Cyber attacks against state hackers ‘legal’
Britain can legally launch cyber attacks on hostile states that hack key services, says the Attorney General. In a speech at Chatham House, Suella Braverman QC will argue that international law applies as equally in the cyber world as in the real world, where the principle of “non-intervention” in another country’s affairs allows states to take defensive countermeasures. She will warn that international “rules of the road” need to be established in order to prevent future attacks.
BRITAIN can legally launch cyber attacks on hostile states that hack key services, says the Attorney General.
In a speech at Chatham House, Suella Braverman, QC will argue that international law applies as equally in the cyber world as in the real world where the principle of “non intervention” in another country’s affairs allows states to take defensive countermeasures.

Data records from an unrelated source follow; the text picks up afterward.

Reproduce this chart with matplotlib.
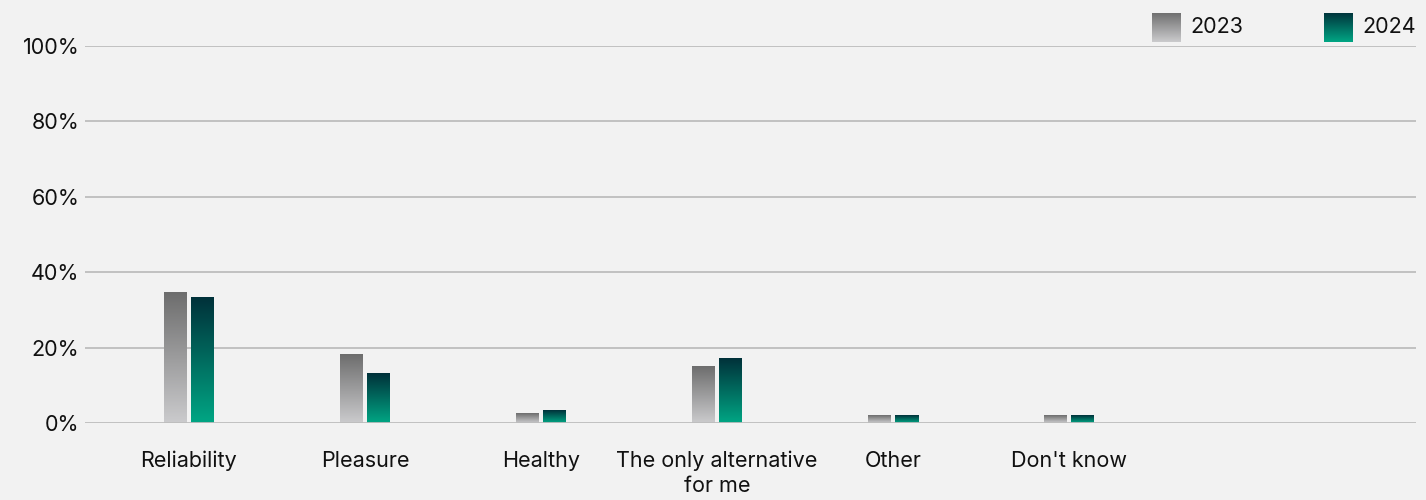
import numpy as np
import matplotlib.pyplot as plt
from matplotlib.colors import LinearSegmentedColormap

# data
categories = ["Reliability", "Pleasure", "Healthy", "The only alternative\nfor me", "Other", "Don't know"]
values_2023 = [34.5, 18.3, 2.4, 15.1, 2.1, 2.1]
values_2024 = [33.2, 13.0, 3.2, 17.0, 2.1, 2.1]
series_names = ["2023", "2024"]
yticks = [0, 20, 40, 60, 80, 100]

bg = "#f2f2f2"
grid_col = "#bdbdbd"
gray_cmap = LinearSegmentedColormap.from_list("g", ["#cbcbcd", "#6d6d6d"])
green_cmap = LinearSegmentedColormap.from_list("t", ["#00a684", "#00313a"])

plt.rcParams['font.family'] = ['Inter', 'DejaVu Sans']
fs = 15.5

fig = plt.figure(figsize=(14.26, 5), dpi=100, facecolor=bg)
ax = fig.add_axes([85 / 1426, 77 / 500, (1416 - 85) / 1426, (423 - 46) / 500])
ax.set_facecolor(bg)

x = np.arange(len(categories))
unit = 176.0
bw = 23 / unit
gap = 4 / unit

grad = np.linspace(0, 1, 256).reshape(-1, 1)

def gradient_bars(xs, vals, cmap):
    bars = ax.bar(xs, vals, width=bw, color="none", edgecolor="none", zorder=3)
    for b in bars:
        x0, y0 = b.get_x(), b.get_y()
        w, h = b.get_width(), b.get_height()
        ax.imshow(grad, extent=[x0, x0 + w, y0, y0 + h], origin="lower",
                  cmap=cmap, aspect="auto", zorder=3)
    return bars

gradient_bars(x - (bw + gap) / 2, values_2023, gray_cmap)
gradient_bars(x + (bw + gap) / 2, values_2024, green_cmap)

ax.set_xlim(-104 / unit, (1416 - 189) / unit)
ax.set_ylim(0, 100)
ax.set_yticks(yticks)
ax.set_yticklabels([f"{v}%" for v in yticks], fontsize=fs, color="#111111")
ax.set_xticks(x)
ax.set_xticklabels(categories, fontsize=fs, color="#111111", linespacing=1.3)
ax.tick_params(axis="y", length=0, pad=4)
ax.tick_params(axis="x", length=0, pad=20)
for yv in yticks:
    ax.axhline(yv, color=grid_col, lw=1.3, zorder=4 if yv == 0 else 1)
for s in ax.spines.values():
    s.set_visible(False)

# legend with gradient swatches
legend_items = [(1152, gray_cmap, series_names[0]), (1324, green_cmap, series_names[1])]
for px, cmap, name in legend_items:
    lax = fig.add_axes([px / 1426, (500 - 42) / 500, 29 / 1426, 29 / 500])
    lax.imshow(grad, origin="lower", cmap=cmap, aspect="auto")
    lax.axis("off")
    fig.text((px + 38) / 1426, (500 - 27) / 500, name, fontsize=fs,
             color="#111111", va="center", ha="left")

fig.savefig("out.png", dpi=100, facecolor=bg)
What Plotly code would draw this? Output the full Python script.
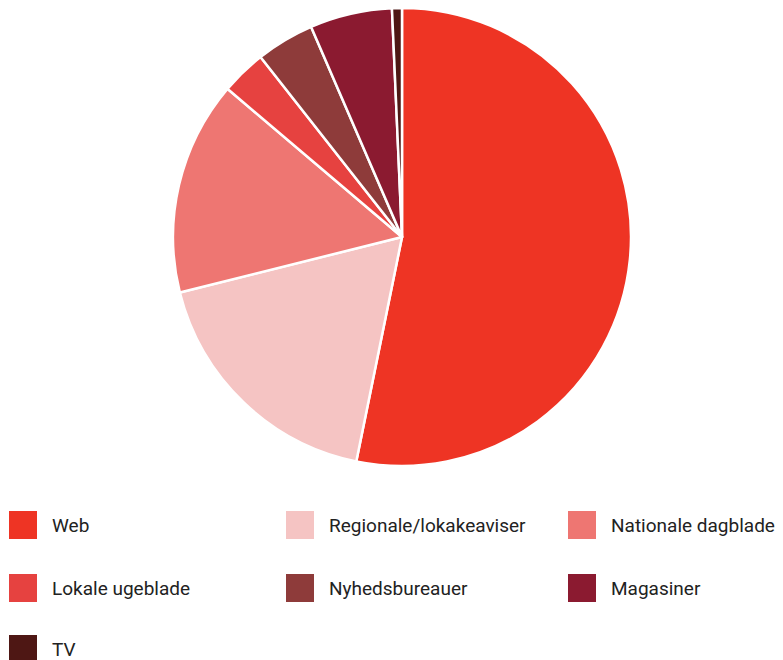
import plotly.graph_objects as go

labels = ["Web", "Regionale/lokakeaviser", "Nationale dagblade", "Lokale ugeblade",
          "Nyhedsbureauer", "Magasiner", "TV"]
values = [53.2, 17.9, 15.1, 3.2, 4.1, 5.8, 0.7]
colors = ["#EE3424", "#F5C4C3", "#EE7672", "#E64240", "#8E3B3A", "#8B1A30", "#4E1714"]

W, H = 783, 660
OFF = 8  # page body margin offset


def px(x):
    return (x - OFF) / W


def py(y):
    return 1 - (y - OFF) / H


fig = go.Figure(go.Pie(
    labels=labels, values=values, sort=False, direction="clockwise", rotation=0,
    marker=dict(colors=colors, line=dict(color="white", width=2.5)),
    textinfo="none", hoverinfo="label+percent", showlegend=False,
    domain=dict(x=[px(173), px(631)], y=[py(466), py(8)]),
))

# custom legend: 3 columns
col_x = [9, 286, 568]
row_y = [525, 588, 649]
box = 28
shapes, annos = [], []
for i, (lab, c) in enumerate(zip(labels, colors)):
    cx = col_x[i % 3]
    cy = row_y[i // 3]
    shapes.append(dict(type="rect", xref="paper", yref="paper",
                       x0=px(cx), x1=px(cx + box),
                       y0=py(cy + box / 2), y1=py(cy - box / 2),
                       fillcolor=c, line=dict(width=0)))
    annos.append(dict(xref="paper", yref="paper", x=px(cx + box + 13), y=py(cy),
                      text=lab, showarrow=False, xanchor="left", yanchor="middle",
                      font=dict(size=19, color="#222222", family="Roboto")))

fig.update_layout(width=W, height=H, margin=dict(l=0, r=0, t=0, b=0),
                  paper_bgcolor="white", plot_bgcolor="white",
                  shapes=shapes, annotations=annos)
fig.write_html("out.html")
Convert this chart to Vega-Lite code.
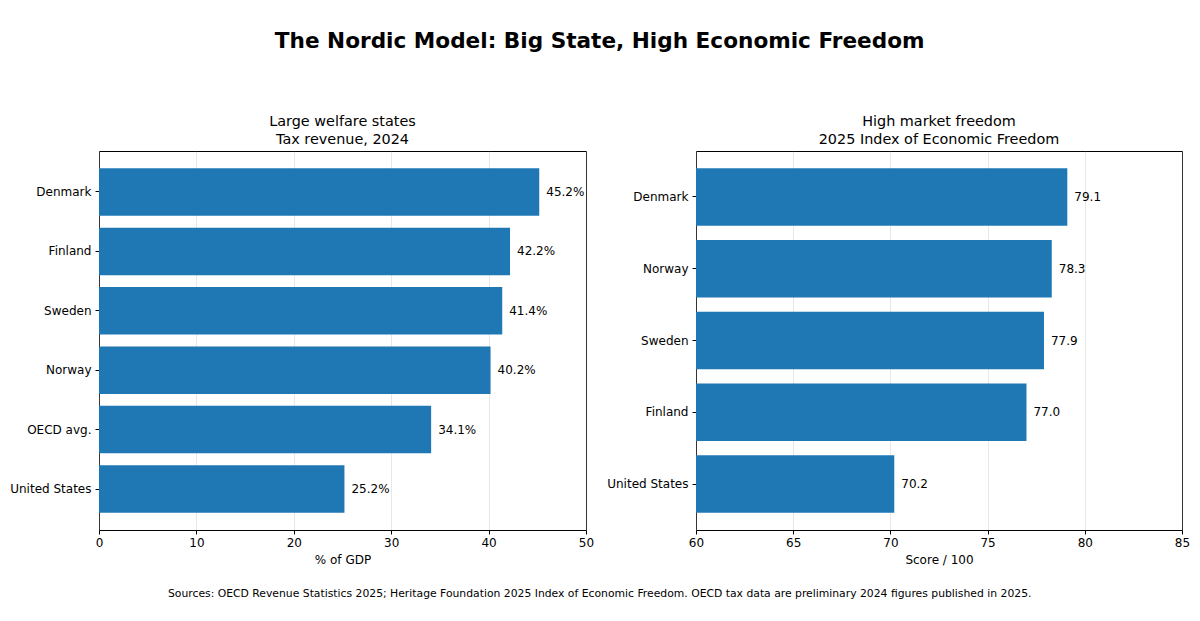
{
  "$schema": "https://vega.github.io/schema/vega-lite/v6.json",
  "background": "white",
  "padding": {"left": 9, "top": 30, "right": 5, "bottom": 10},
  "config": {
    "font": "DejaVu Sans",
    "view": {"stroke": "black", "strokeWidth": 1},
    "axis": {
      "labelFont": "DejaVu Sans",
      "labelFontSize": 12,
      "labelColor": "#000000",
      "titleFont": "DejaVu Sans",
      "titleFontSize": 12,
      "titleFontWeight": "normal",
      "titleColor": "#000000",
      "tickColor": "#000000",
      "tickSize": 4,
      "labelPadding": 3,
      "labelFlush": false,
      "domain": false,
      "zindex": 1
    },
    "title": {"font": "DejaVu Sans", "color": "#000000"}
  },
  "title": {
    "text": "The Nordic Model: Big State, High Economic Freedom",
    "fontSize": 21.6,
    "fontWeight": "bold",
    "anchor": "middle",
    "offset": 61
  },
  "vconcat": [
    {
      "title": {
        "text": "Sources: OECD Revenue Statistics 2025; Heritage Foundation 2025 Index of Economic Freedom. OECD tax data are preliminary 2024 figures published in 2025.",
        "orient": "bottom",
        "fontSize": 10.8,
        "fontWeight": "normal",
        "anchor": "middle",
        "offset": 22
      },
      "spacing": 11,
      "hconcat": [
        {
          "width": 487,
          "height": 379,
          "title": {
            "text": ["Large welfare states", "Tax revenue, 2024"],
            "fontSize": 14.4,
            "fontWeight": "normal",
            "lineHeight": 18,
            "offset": 4
          },
          "data": {
            "values": [
              {"country": "Denmark", "value": 45.2, "label": "45.2%"},
              {"country": "Finland", "value": 42.2, "label": "42.2%"},
              {"country": "Sweden", "value": 41.4, "label": "41.4%"},
              {"country": "Norway", "value": 40.2, "label": "40.2%"},
              {"country": "OECD avg.", "value": 34.1, "label": "34.1%"},
              {"country": "United States", "value": 25.2, "label": "25.2%"}
            ]
          },
          "encoding": {
            "y": {
              "field": "country",
              "type": "nominal",
              "sort": null,
              "title": null,
              "scale": {"paddingInner": 0.2, "paddingOuter": 0.29},
              "axis": {"grid": false, "labelPadding": 4}
            },
            "x": {
              "field": "value",
              "type": "quantitative",
              "title": "% of GDP",
              "scale": {"domain": [0, 50], "nice": false},
              "axis": {
                "values": [0, 10, 20, 30, 40, 50],
                "grid": true,
                "gridColor": "#b0b0b0",
                "gridOpacity": 0.3,
                "titlePadding": 6
              }
            }
          },
          "layer": [
            {"mark": {"type": "bar", "color": "#1f77b4"}},
            {
              "mark": {"type": "text", "align": "left", "baseline": "middle", "dx": 7, "fontSize": 12, "color": "#000000"},
              "encoding": {"text": {"field": "label"}}
            }
          ]
        },
        {
          "width": 486,
          "height": 379,
          "title": {
            "text": ["High market freedom", "2025 Index of Economic Freedom"],
            "fontSize": 14.4,
            "fontWeight": "normal",
            "lineHeight": 18,
            "offset": 4
          },
          "data": {
            "values": [
              {"country": "Denmark", "value": 79.1, "label": "79.1"},
              {"country": "Norway", "value": 78.3, "label": "78.3"},
              {"country": "Sweden", "value": 77.9, "label": "77.9"},
              {"country": "Finland", "value": 77.0, "label": "77.0"},
              {"country": "United States", "value": 70.2, "label": "70.2"}
            ]
          },
          "encoding": {
            "y": {
              "field": "country",
              "type": "nominal",
              "sort": null,
              "title": null,
              "scale": {"paddingInner": 0.2, "paddingOuter": 0.24},
              "axis": {"grid": false, "labelPadding": 4}
            },
            "x": {
              "field": "value",
              "type": "quantitative",
              "title": "Score / 100",
              "scale": {"domain": [60, 85], "nice": false, "zero": false},
              "axis": {
                "values": [60, 65, 70, 75, 80, 85],
                "grid": true,
                "gridColor": "#b0b0b0",
                "gridOpacity": 0.3,
                "titlePadding": 6
              }
            }
          },
          "layer": [
            {
              "mark": {"type": "bar", "color": "#1f77b4"},
              "encoding": {"x2": {"datum": 60}}
            },
            {
              "mark": {"type": "text", "align": "left", "baseline": "middle", "dx": 7, "fontSize": 12, "color": "#000000"},
              "encoding": {"text": {"field": "label"}}
            }
          ]
        }
      ]
    }
  ]
}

In the wake of Russia’s cyber and real warfare against Ukraine, she said this meant that states could legally introduce sanctions as well as cyber countermeasures provided they were “proportionate” to the unlawful attack.
She will warn that international “rules of the road” need to be established in order to prevent future attacks.
“International law matters in cyberspace because if we don’t shape the rules here, if we don’t have a clear framework to counter hostile activity, and if we don’t get cyber security right, the effects will be likely to be felt more often and in hugely disruptive ways by ordinary people,” she said.
She cited a council cyber breach in 2020 which disrupted services for months by shutting down IT systems and stopping it from carrying out property purchases. It cost the authority £10million. Ms Braverman said there was “confusion” and a “vacuum” over how international law should apply in cyberspace. She believed there would be a consensus but there was, as yet, no legal document.
Ms Braverman believed the governing principle should be the international law of non-intervention which prohibits coercive acts by one State that adversely or detrimentally interferes with the sovereign activities of another.
She said the next step was to establish the types of “coercive and disruptive” acts that would be deemed unlawful.
‘If we don’t get cyber security right, the effects will be felt more often and in hugely disruptive ways by people’
She identified four of the most vulnerable sectors: energy security, essential medical care such as hospitals, economic stability which would include disrupting supply chains and democratic processes like elections.
Last week the UK, US, EU and other allies announced that Russia has been behind cyber-attacks since the start of its invasion. The most recent attack on communications company Viasat in Ukraine had a wider impact across the continent, disrupting wind farms and internet users in central Europe.